Limito-me a destacar dois casos. O primeiro se refere ao registro de protocolo da Comissão Teológica e da Comissão “De doctrina fidei et morum”.
Lamentavelmente, neste caso é necessário falar, ao menos no estado
atual, da perda deste valioso instrumento de pesquisa. Com efeito, em
2006, assinalei este extravio ao prefeito do Arquivo Secreto Vaticano, que escreveu ao subsecretário da Congregação para a Doutrina da Fé. Infelizmente, a resposta foi negativa, como também a pesquisa efetuada pelos padres jesuítas, da Pontifícia Universidade Gregoriana, onde residia o padre Sebastiano Tromp.
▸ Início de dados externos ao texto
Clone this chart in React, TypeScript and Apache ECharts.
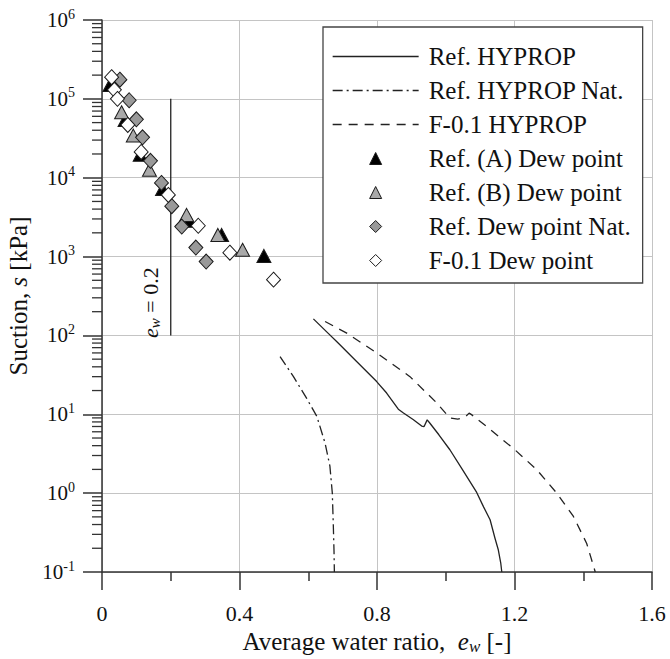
import React, { useEffect, useRef } from "react";
import * as echarts from "echarts";

const FONT = "Liberation Serif";

// x axis
const xMin = 0;
const xMax = 1.6;
const xInterval = 0.4;
// y axis (log)
const yMin = 0.1;
const yMax = 1e6;
const minorMultipliers = [2, 3, 4, 5, 6, 7, 8, 9];
const minorDecades = [0.1, 1, 10, 100, 1000, 10000, 100000];

// HYPROP curves [e_w, suction kPa]
const refHyprop = [
  [0.615, 162], [0.65, 115], [0.687, 80], [0.74, 47], [0.799, 26], [0.828, 18.6],
  [0.862, 11.6], [0.877, 10.4], [0.905, 8.6], [0.93, 7.1], [0.937, 7.0], [0.946, 8.5],
  [0.954, 7.7], [0.98, 5.5], [1.012, 3.55], [1.05, 1.94], [1.09, 1.02], [1.11, 0.67],
  [1.129, 0.46], [1.143, 0.27], [1.153, 0.19], [1.16, 0.13], [1.163, 0.1],
];
const refHypropNat = [
  [0.518, 54], [0.557, 30], [0.595, 16], [0.625, 9.4], [0.649, 4.3], [0.663, 2.2],
  [0.67, 1.0], [0.673, 0.38], [0.675, 0.18], [0.676, 0.1],
];
const f01Hyprop = [
  [0.649, 150], [0.712, 107], [0.799, 60], [0.896, 30], [0.974, 13.9], [1.012, 8.95],
  [1.035, 8.7], [1.056, 9.2], [1.068, 10.35], [1.075, 9.9], [1.119, 7.0], [1.201, 3.55],
  [1.265, 1.98], [1.323, 1.0], [1.371, 0.51], [1.41, 0.23], [1.435, 0.1],
];

// Dew point data
const refADew = [
  [0.023, 150000], [0.067, 54000], [0.111, 19500], [0.176, 7200], [0.254, 2850],
  [0.348, 1880], [0.471, 1020],
];
const refBDew = [
  [0.057, 67600], [0.091, 34200], [0.138, 12600], [0.246, 3380], [0.337, 1880], [0.409, 1220],
];
const refDewNat = [
  [0.052, 175000], [0.079, 96000], [0.1, 55000], [0.118, 32500], [0.141, 16400],
  [0.173, 8600], [0.203, 4350], [0.232, 2400], [0.273, 1300], [0.303, 865],
];
const f01Dew = [
  [0.028, 188000], [0.036, 130000], [0.045, 100000], [0.075, 46700], [0.114, 21200],
  [0.193, 6050], [0.28, 2460], [0.372, 1120], [0.499, 510],
];

// reference line e_w = 0.2
const ewLine = [[0.2, 100], [0.2, 100000]];
const ewLabelAt = [0.2, 260];

const legendNames = [
  "Ref. HYPROP",
  "Ref. HYPROP Nat.",
  "F-0.1 HYPROP",
  "Ref. (A) Dew point",
  "Ref. (B) Dew point",
  "Ref. Dew point Nat.",
  "F-0.1 Dew point",
];

const TRIANGLE = "path://M0,-1L1,1L-1,1Z";
const DIAMOND = "path://M0,-1L1,0L0,1L-1,0Z";

export default function App() {
  const ref = useRef<HTMLDivElement>(null);

  useEffect(() => {
    if (!ref.current) return;
    const chart = echarts.init(ref.current, null, { renderer: "svg" });
    const axisColor = "#333";
    const gridColor = "#c4c4c4";
    const textColor = "#111";

    const yMinorTicks: number[][] = [];
    minorDecades.forEach((d) => minorMultipliers.forEach((m) => yMinorTicks.push([0, m * d])));

    const lineSeries = (name: string, data: number[][], type: any) => ({
      name,
      type: "line",
      data,
      symbol: "none",
      showSymbol: false,
      silent: true,
      itemStyle: { color: "#222" },
      lineStyle: { color: "#222", width: 1.3, type },
      z: 3,
    });

    const scatterSeries = (name: string, data: number[][], symbol: string, size: any, fill: string) => ({
      name,
      type: "scatter",
      data,
      symbol,
      symbolSize: size,
      silent: true,
      itemStyle: { color: fill, borderColor: "#1a1a1a", borderWidth: 1, opacity: 1 },
      z: 4,
    });

    chart.setOption({
      animation: false,
      backgroundColor: "#fff",
      textStyle: { fontFamily: FONT },
      grid: { left: 102, right: 18, top: 20, bottom: 87, containLabel: false, outerBoundsMode: "none" },
      legend: {
        orient: "vertical",
        left: 323,
        top: 27,
        padding: [17, 9, 10, 9],
        itemWidth: 86,
        itemHeight: 12,
        itemGap: 9,
        symbolKeepAspect: true,
        selectedMode: false,
        backgroundColor: "#fff",
        borderColor: "#444",
        borderWidth: 1.3,
        borderRadius: 0,
        itemStyle: { borderWidth: 1 },
        lineStyle: { width: 1.3 },
        textStyle: {
          fontFamily: FONT,
          fontSize: 25,
          lineHeight: 24,
          color: textColor,
          padding: [0, 0, 0, 5],
          width: 205,
        },
        data: legendNames.map((n, i) => (i < 3 ? { name: n, itemStyle: { opacity: 0 } } : { name: n })),
      },
      xAxis: {
        type: "value",
        min: xMin,
        max: xMax,
        interval: xInterval,
        axisLine: { show: true, onZero: false, lineStyle: { color: axisColor, width: 1.5 } },
        axisTick: { show: true, length: 18, lineStyle: { color: axisColor, width: 1.5 } },
        minorTick: { show: true, splitNumber: 2, length: 9, lineStyle: { color: axisColor, width: 1.5 } },
        splitLine: { show: true, lineStyle: { color: gridColor, width: 1 } },
        axisLabel: {
          margin: 30,
          fontSize: 22,
          fontFamily: FONT,
          color: textColor,
          formatter: (v: number) => String(Math.round(v * 10) / 10),
        },
        name: "{n|Average water ratio,  }{i|e}{s|w}{n| [-]}",
        nameLocation: "middle",
        nameGap: 55,
        nameTextStyle: {
          color: textColor,
          fontFamily: FONT,
          fontSize: 25,
          rich: {
            n: { fontFamily: FONT, fontSize: 25, lineHeight: 27, color: textColor },
            i: { fontFamily: FONT, fontSize: 25, lineHeight: 27, fontStyle: "italic", color: textColor },
            s: { fontFamily: FONT, fontSize: 17, lineHeight: 18, fontStyle: "italic", verticalAlign: "bottom", color: textColor },
          },
        },
      },
      yAxis: {
        type: "log",
        logBase: 10,
        min: yMin,
        max: yMax,
        axisLine: { show: true, onZero: false, lineStyle: { color: axisColor, width: 1.5 } },
        axisTick: { show: true, length: 19, lineStyle: { color: axisColor, width: 1.5 } },
        minorTick: { show: false },
        splitLine: { show: true, lineStyle: { color: gridColor, width: 1 } },
        axisLabel: {
          margin: 27,
          fontFamily: FONT,
          fontSize: 21,
          formatter: (v: number) => `{a|10}{b|${Math.round(Math.log10(v))}}`,
          rich: {
            a: { fontFamily: FONT, fontSize: 21, lineHeight: 26, color: textColor },
            b: { fontFamily: FONT, fontSize: 14, lineHeight: 12, verticalAlign: "top", color: textColor },
          },
        },
        name: "{n|Suction, }{i|s}{n| [kPa]}",
        nameLocation: "middle",
        nameGap: 64,
        nameTextStyle: {
          color: textColor,
          fontFamily: FONT,
          fontSize: 25,
          rich: {
            n: { fontFamily: FONT, fontSize: 25, lineHeight: 27, color: textColor },
            i: { fontFamily: FONT, fontSize: 25, lineHeight: 27, fontStyle: "italic", color: textColor },
          },
        },
      },
      series: [
        lineSeries("Ref. HYPROP", refHyprop, "solid"),
        lineSeries("Ref. HYPROP Nat.", refHypropNat, [10, 4, 2, 4]),
        lineSeries("F-0.1 HYPROP", f01Hyprop, [9, 7]),
        scatterSeries("Ref. (A) Dew point", refADew, TRIANGLE, [14, 13], "#000"),
        scatterSeries("Ref. (B) Dew point", refBDew, TRIANGLE, [14, 13], "#a9a9a9"),
        scatterSeries("Ref. Dew point Nat.", refDewNat, DIAMOND, [14, 15], "#999"),
        scatterSeries("F-0.1 Dew point", f01Dew, DIAMOND, [14, 15], "#fff"),
        {
          name: "ew02",
          type: "line",
          data: ewLine,
          symbol: "none",
          silent: true,
          lineStyle: { color: "#222", width: 1.3 },
          itemStyle: { color: "#222" },
          z: 2,
        },
        {
          name: "yMinor",
          type: "custom",
          silent: true,
          clip: false,
          z: 6,
          data: yMinorTicks,
          renderItem: (params: any, api: any) => {
            const p = api.coord([api.value(0), api.value(1)]);
            return {
              type: "line",
              shape: { x1: p[0] - 10, y1: p[1], x2: p[0], y2: p[1] },
              style: { stroke: axisColor, lineWidth: 1.3 },
            };
          },
        },
      ],
    });

    const lp = chart.convertToPixel({ xAxisIndex: 0, yAxisIndex: 0 }, ewLabelAt) as number[];
    chart.setOption({
      graphic: [
        {
          type: "text",
          x: lp[0] - 20,
          y: lp[1],
          rotation: Math.PI / 2,
          silent: true,
          z: 10,
          style: {
            text: "{i|e}{s|w}{n| = 0.2}",
            align: "center",
            verticalAlign: "middle",
            fontFamily: FONT,
            fontSize: 22,
            fill: textColor,
            rich: {
              i: { fontFamily: FONT, fontSize: 22, lineHeight: 24, fontStyle: "italic", fill: textColor },
              s: { fontFamily: FONT, fontSize: 15, lineHeight: 15, fontStyle: "italic", verticalAlign: "bottom", fill: textColor },
              n: { fontFamily: FONT, fontSize: 22, lineHeight: 24, fill: textColor },
            },
          },
        },
      ],
    });

    return () => chart.dispose();
  }, []);

  return (
    <div
      ref={ref}
      style={{ position: "absolute", left: 0, top: 0, width: 670, height: 659 }}
    />
  );
}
Por sua parte, o segundo exemplo, felizmente, ao contrário, se refere ao arquivo da Comissão preparatória “De sacra liturgia”, que, como escreveu o cardeal Pericle Felici ao cardeal Ferdinando Antonielli, em 4 de março de 1967, estava com dom Annibale Bugnini.
Algumas
recentes e excelentes publicações me permitem, neste ponto, introduzir o
assunto referido às novas perspectivas de pesquisa.
Efetivamente,
é necessário perguntar-se se para reconstruir as dinâmicas conciliares
são ainda suficientes os documentos editados na “Acta et documenta” e na “Acta Synodalia”,
também importantíssimos, como muitas vezes acontece também com
publicações muito recentes, embora ao menos uma destas é lamentavelmente
de duvidoso valor científico, ou se não são necessárias profundas
pesquisas de arquivo, tal como demonstram, por exemplo, o livro de Mauro Velati e de outros estudiosos.
É
evidente que a resposta, no que a mim diz respeito, reside totalmente
na segunda parte da afirmação anterior. Neste sentido, desejo recordar
que no Arquivo do Concílio Vaticano II existe toda uma
série de relatórios e de documentos ainda inexplorados e que possuem um
grandioso valor para se compreender tanto o espírito do Concílio,
como a correta hermenêutica dos documentos, tal como foram aprovados
para a assembleia dos bispos, reunidos na basílica vaticana, e por Paulo VI.